Dengan mengarahkan penjualan rokok ke toko-toko formal seperti minimarket, pemerintah tidak hanya mempermudah pengawasan tetapi juga meningkatkan jumlah pengunjung di minimarket. Ini bisa membantu meningkatkan penjualan produk lain di minimarket dan mendukung ekonomi formal.
Rencana Judicial Review
Sebagai respon terhadap ketidakadilan yang dirasakan, saya menyakini akan banyak pihak berencana untuk mengajukan judicial review ke Mahkamah Agung (MK).
Mereka berpendapat bahwa larangan ini tidak sesuai dengan prinsip keadilan dan bertentangan dengan Pancasila serta UUD 1945. Judicial review ini diharapkan dapat mengevaluasi kembali kebijakan tersebut dan mencari solusi yang lebih adil dan efektif.
Jika MK menerima permohonan ini, ada kemungkinan kebijakan ini akan direvisi atau dibatalkan, sehingga bisa mengurangi ketidakadilan yang dirasakan oleh masyarakat berpenghasilan rendah dan pedagang kecil.
Larangan penjualan rokok per batang memang memiliki tujuan yang baik, yaitu untuk mengurangi jumlah perokok dan melindungi anak-anak serta perempuan hamil dari bahaya rokok.
Namun, kebijakan ini tampaknya tidak tepat tujuannya dan memiliki banyak kelemahan. Dampaknya pada pedagang kecil, tekanan pada masyarakat berpenghasilan rendah, serta ketidakadilan dan diskriminasi yang muncul, semuanya menunjukkan bahwa ada banyak alternatif yang lebih efektif untuk mencapai tujuan yang sama.

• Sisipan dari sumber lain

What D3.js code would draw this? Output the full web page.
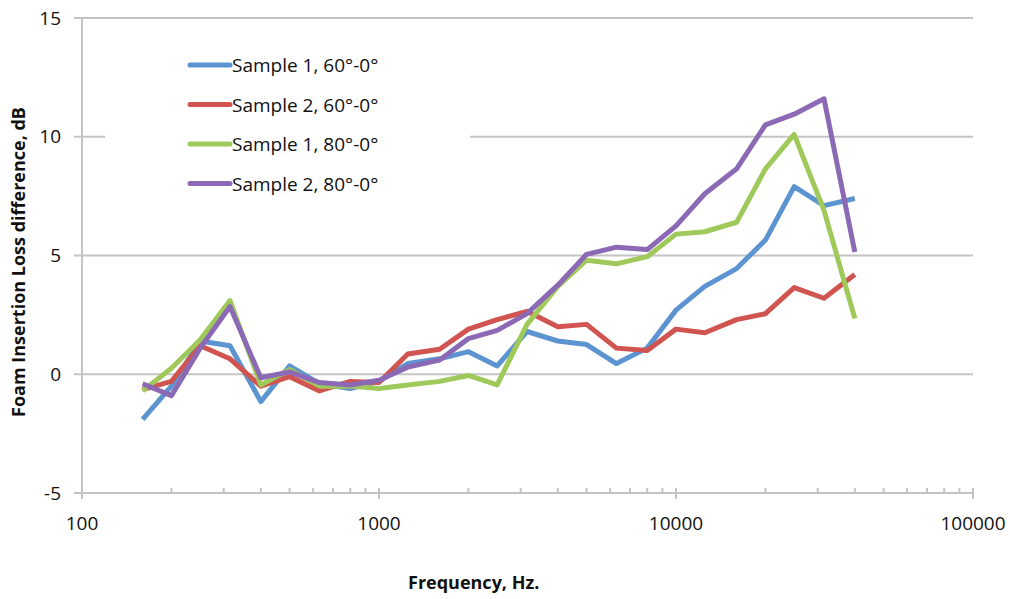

Pengawasan yang lebih ketat, edukasi, kampanye publik, pelatihan bagi penjual, dan pembatasan iklan rokok adalah beberapa alternatif yang bisa dipertimbangkan. Pemerintah perlu melihat kebijakan ini dengan lebih cermat dan mempertimbangkan dampak serta efektivitasnya dalam mencapai tujuan yang diinginkan.